PROVIDED DATA:

++++++++

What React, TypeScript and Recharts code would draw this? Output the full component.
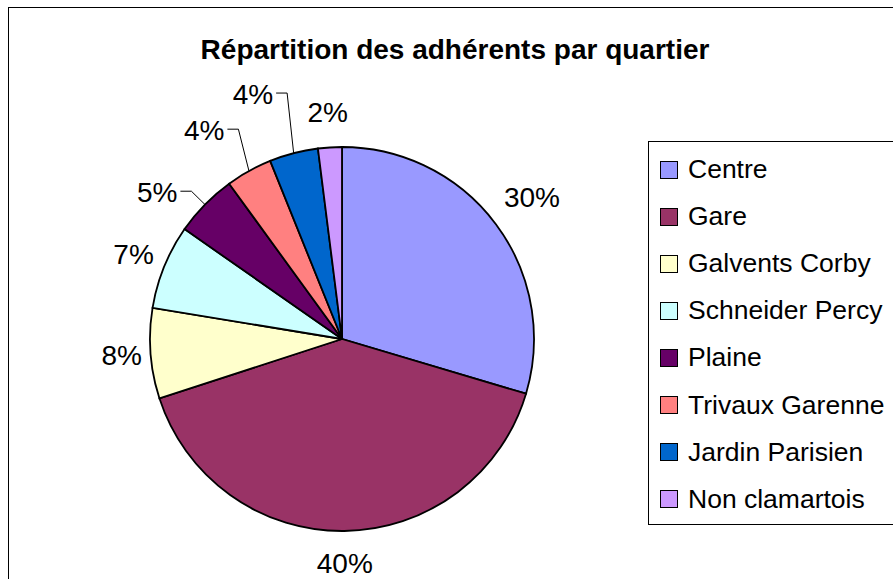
import React from "react";
import { PieChart, Pie, Cell, Legend } from "recharts";

const categories = [
  "Centre",
  "Gare",
  "Galvents Corby",
  "Schneider Percy",
  "Plaine",
  "Trivaux Garenne",
  "Jardin Parisien",
  "Non clamartois",
];
const shares = [29.6, 40.4, 7.6, 7.1, 5.3, 3.9, 4.1, 2.0];
const colors = ["#9999FF", "#993366", "#FFFFCC", "#CCFFFF", "#660066", "#FF8080", "#0066CC", "#CC99FF"];
const title = "Répartition des adhérents par quartier";

const data = categories.map((name, i) => ({ name, value: shares[i] }));

const FONT = "Liberation Sans, Arial, sans-serif";
const RAD = Math.PI / 180;

// label layout: radial gap for plain labels; [elbow length, angular shift] for leader labels
const plainGap: Record<number, number> = { 0: 45, 1: 33, 2: 29, 3: 33, 7: 35 };
const leader: Record<number, [number, number]> = { 4: [19, 0], 5: [42, 2.7], 6: [60, 2] };

const renderLabel = (props: any) => {
  const { cx, cy, midAngle, outerRadius, percent, index } = props;
  const txt = `${Math.round(percent * 100)}%`;
  if (leader[index] !== undefined) {
    const [len, shift] = leader[index];
    const a = midAngle * RAD;
    const b = (midAngle - shift) * RAD;
    const sx = cx + outerRadius * Math.cos(-a);
    const sy = cy + outerRadius * Math.sin(-a);
    const ex = cx + (outerRadius + len) * Math.cos(-b);
    const ey = cy + (outerRadius + len) * Math.sin(-b);
    const hx = ex - 11;
    return (
      <g key={`l${index}`}>
        <polyline points={`${sx},${sy} ${ex},${ey} ${hx},${ey}`} fill="none" stroke="#000" strokeWidth={1} />
        <text x={hx - 3} y={ey + 1} textAnchor="end" dominantBaseline="central" fontFamily={FONT} fontSize={28} fill="#000">
          {txt}
        </text>
      </g>
    );
  }
  const r = outerRadius + (plainGap[index] ?? 35);
  const a = midAngle * RAD;
  return (
    <text
      key={`l${index}`}
      x={cx + r * Math.cos(-a)}
      y={cy + r * Math.sin(-a)}
      textAnchor="middle"
      dominantBaseline="central"
      fontFamily={FONT}
      fontSize={28}
      fill="#000"
    >
      {txt}
    </text>
  );
};

const renderLegend = (props: any) => {
  const payload = [...(props.payload || [])].sort(
    (a: any, b: any) => categories.indexOf(a.value) - categories.indexOf(b.value)
  );
  return (
    <div
      style={{
        position: "relative",
        width: 260,
        height: 384,
        borderLeft: "1.5px solid #000",
        borderTop: "1.5px solid #000",
        borderBottom: "1.5px solid #000",
        boxSizing: "border-box",
        background: "#fff",
      }}
    >
      {payload.map((entry: any, i: number) => (
        <div
          key={i}
          style={{
            position: "absolute",
            left: 11,
            top: 4 + i * 47.1,
            height: 47,
            display: "flex",
            alignItems: "center",
            whiteSpace: "nowrap",
          }}
        >
          <span
            style={{
              display: "inline-block",
              width: 18,
              height: 18,
              background: entry.color,
              border: "1.5px solid #000",
              boxSizing: "border-box",
              marginRight: 10,
            }}
          />
          <span style={{ fontFamily: FONT, fontSize: 26.5, color: "#000", lineHeight: "47px" }}>{entry.value}</span>
        </div>
      ))}
    </div>
  );
};

export default function App() {
  return (
    <div style={{ position: "absolute", left: 0, top: 0, width: 893, height: 579, overflow: "hidden", background: "#fff" }}>
      <div
        style={{
          position: "absolute",
          left: 8,
          top: 7,
          width: 920,
          height: 620,
          border: "1.5px solid #000",
          boxSizing: "border-box",
        }}
      />
      <svg width={893} height={80} style={{ position: "absolute", left: 0, top: 0 }}>
        <text x={455} y={59} textAnchor="middle" fontFamily={FONT} fontSize={28} fontWeight="bold" fill="#000">
          {title}
        </text>
      </svg>
      <div style={{ position: "absolute", left: 0, top: 0 }}>
        <PieChart width={893} height={579} margin={{ top: 0, right: 0, bottom: 0, left: 0 }}>
          <Pie
            data={data}
            dataKey="value"
            nameKey="name"
            cx={342}
            cy={339}
            outerRadius={192}
            startAngle={90}
            endAngle={-270}
            stroke="#000"
            strokeWidth={1.8}
            label={renderLabel}
            labelLine={false}
            isAnimationActive={false}
          >
            {data.map((d, i) => (
              <Cell key={d.name} fill={colors[i]} />
            ))}
          </Pie>
          <Legend
            content={renderLegend}
            wrapperStyle={{ position: "absolute", left: 648, top: 141, width: 260, height: 384 }}
          />
        </PieChart>
      </div>
    </div>
  );
}
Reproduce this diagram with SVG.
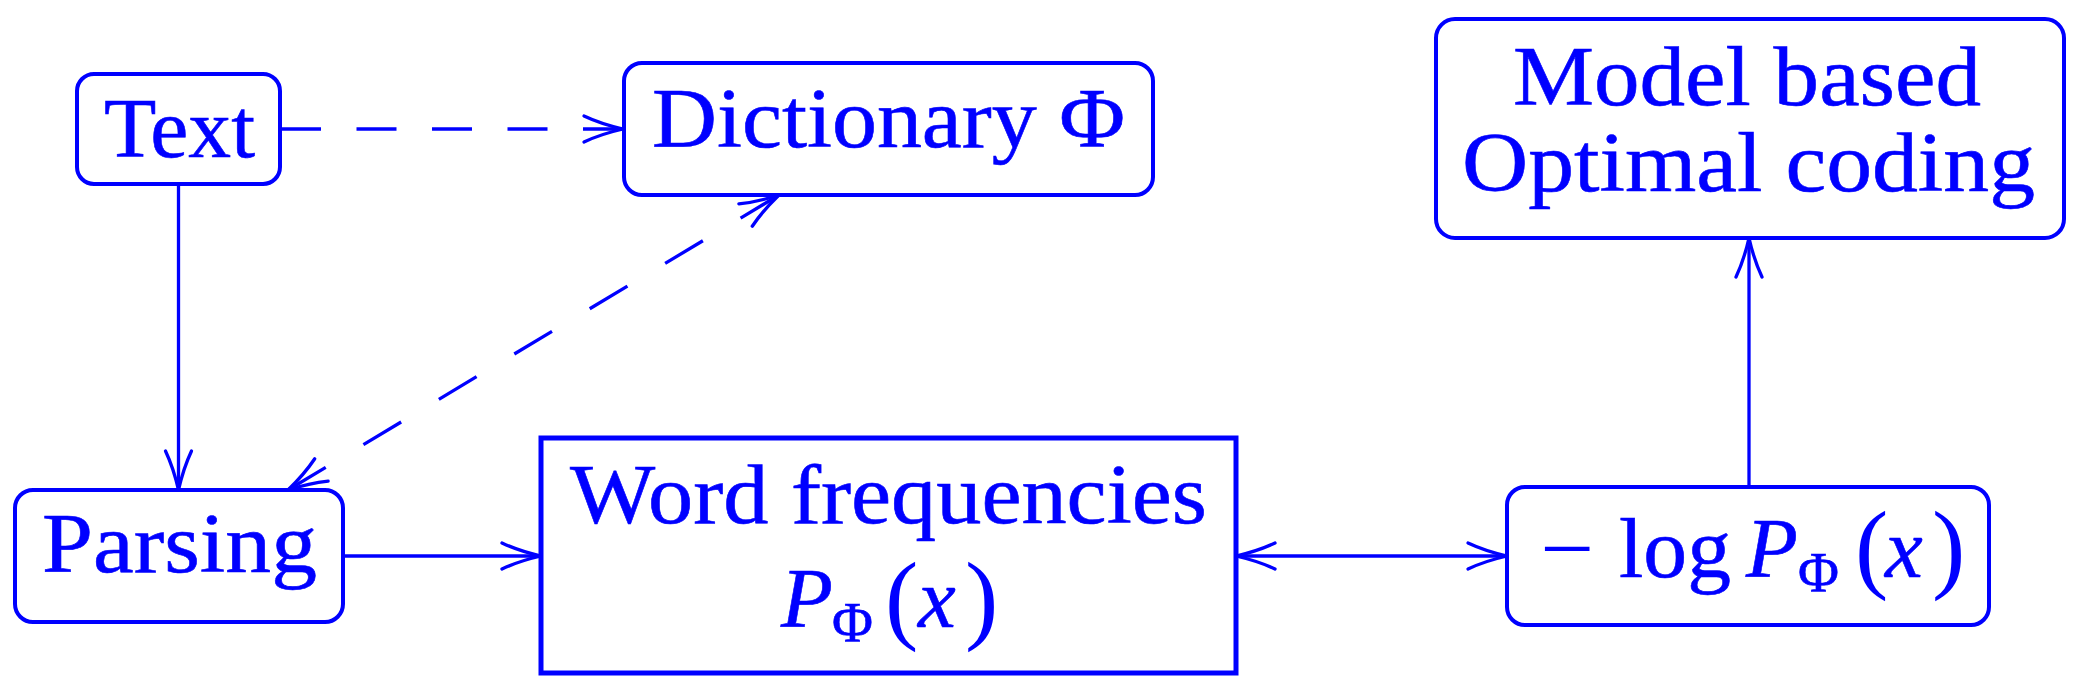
<svg xmlns="http://www.w3.org/2000/svg" width="2079" height="697" viewBox="0 0 2079 697">
<style>
.box{fill:none;stroke:#0000ff;stroke-width:4}
.sq{fill:none;stroke:#0000ff;stroke-width:5}
.ln{fill:none;stroke:#0000ff;stroke-width:3.3}
.t{font-family:"Liberation Serif",serif;font-size:85px;fill:#0000ff;stroke:#0000ff;stroke-width:0.6}
.it{font-style:italic}
.sub{font-size:56px}
.par{font-size:100px;stroke-width:0}
</style>
<defs>
<marker id="ah" markerUnits="userSpaceOnUse" orient="auto-start-reverse" refX="0" refY="0" markerWidth="60" markerHeight="40" overflow="visible">
<path d="M -39,-13 Q -22,-5 0,0 Q -22,5 -39,13" fill="none" stroke="#0000ff" stroke-width="3.3" stroke-dasharray="none" stroke-linecap="round"/>
</marker>
</defs>
<rect width="2079" height="697" fill="#ffffff"/>
<g id="connectors">
<path class="ln" d="M 281,129 L 623,129" stroke-dasharray="40 35.5" marker-end="url(#ah)"/>
<path class="ln" d="M 288,490 L 779,195" stroke-dasharray="44 44" marker-start="url(#ah)" marker-end="url(#ah)"/>
<path class="ln" d="M 178.5,185 L 178.5,490" marker-end="url(#ah)"/>
<path class="ln" d="M 343,556 L 541,556" marker-end="url(#ah)"/>
<path class="ln" d="M 1236,556 L 1507,556" marker-start="url(#ah)" marker-end="url(#ah)"/>
<path class="ln" d="M 1749,487 L 1749,238" marker-end="url(#ah)"/>
</g>
<g id="text-node">
<rect class="box" x="77" y="74" width="203" height="110" rx="17"/>
<text class="t" x="104" y="157" textLength="151" lengthAdjust="spacingAndGlyphs">Text</text>
</g>
<g id="dictionary">
<rect class="box" x="624" y="63" width="529" height="132" rx="18"/>
<text class="t" x="652" y="147" textLength="473" lengthAdjust="spacingAndGlyphs">Dictionary Φ</text>
</g>
<g id="model">
<rect class="box" x="1436" y="19" width="628" height="219" rx="19"/>
<text class="t" x="1513" y="105" textLength="468" lengthAdjust="spacingAndGlyphs">Model based</text>
<text class="t" x="1462" y="191" textLength="573" lengthAdjust="spacingAndGlyphs">Optimal coding</text>
</g>
<g id="parsing">
<rect class="box" x="15" y="490" width="328" height="132" rx="18"/>
<text class="t" x="42" y="572" textLength="275" lengthAdjust="spacingAndGlyphs">Parsing</text>
</g>
<g id="word-frequencies">
<rect class="sq" x="541" y="438" width="695" height="235"/>
<text class="t" x="570" y="523" textLength="637" lengthAdjust="spacingAndGlyphs">Word frequencies</text>
<text class="t it" x="781" y="627">P</text>
<text class="t sub" x="832" y="642">Φ</text>
<text class="t par" x="885" y="631">(</text>
<text class="t it" x="918" y="627">x</text>
<text class="t par" x="965" y="631">)</text>
</g>
<g id="neglog">
<rect class="box" x="1507" y="487" width="482" height="138" rx="18"/>
<text class="t" x="1540" y="577" textLength="54" lengthAdjust="spacingAndGlyphs" style="stroke-width:0">−</text>
<text class="t" x="1619" y="577" textLength="112" lengthAdjust="spacingAndGlyphs">log</text>
<text class="t it" x="1746" y="577">P</text>
<text class="t sub" x="1798" y="592">Φ</text>
<text class="t par" x="1855" y="580">(</text>
<text class="t it" x="1885" y="577">x</text>
<text class="t par" x="1932" y="580">)</text>
</g>
</svg>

++++++++

REQUEST:
Omit the pictures, then repeat exactly each line from the beginning of the listing through the line with "const leader: Record<number, [number, number]>".

COMPLETE RESPONSE:
What React, TypeScript and Recharts code would draw this? Output the full component.
import React from "react";
import { PieChart, Pie, Cell, Legend } from "recharts";

const categories = [
  "Centre",
  "Gare",
  "Galvents Corby",
  "Schneider Percy",
  "Plaine",
  "Trivaux Garenne",
  "Jardin Parisien",
  "Non clamartois",
];
const shares = [29.6, 40.4, 7.6, 7.1, 5.3, 3.9, 4.1, 2.0];
const colors = ["#9999FF", "#993366", "#FFFFCC", "#CCFFFF", "#660066", "#FF8080", "#0066CC", "#CC99FF"];
const title = "Répartition des adhérents par quartier";

const data = categories.map((name, i) => ({ name, value: shares[i] }));

const FONT = "Liberation Sans, Arial, sans-serif";
const RAD = Math.PI / 180;

// label layout: radial gap for plain labels; [elbow length, angular shift] for leader labels
const plainGap: Record<number, number> = { 0: 45, 1: 33, 2: 29, 3: 33, 7: 35 };
const leader: Record<number, [number, number]> = { 4: [19, 0], 5: [42, 2.7], 6: [60, 2] };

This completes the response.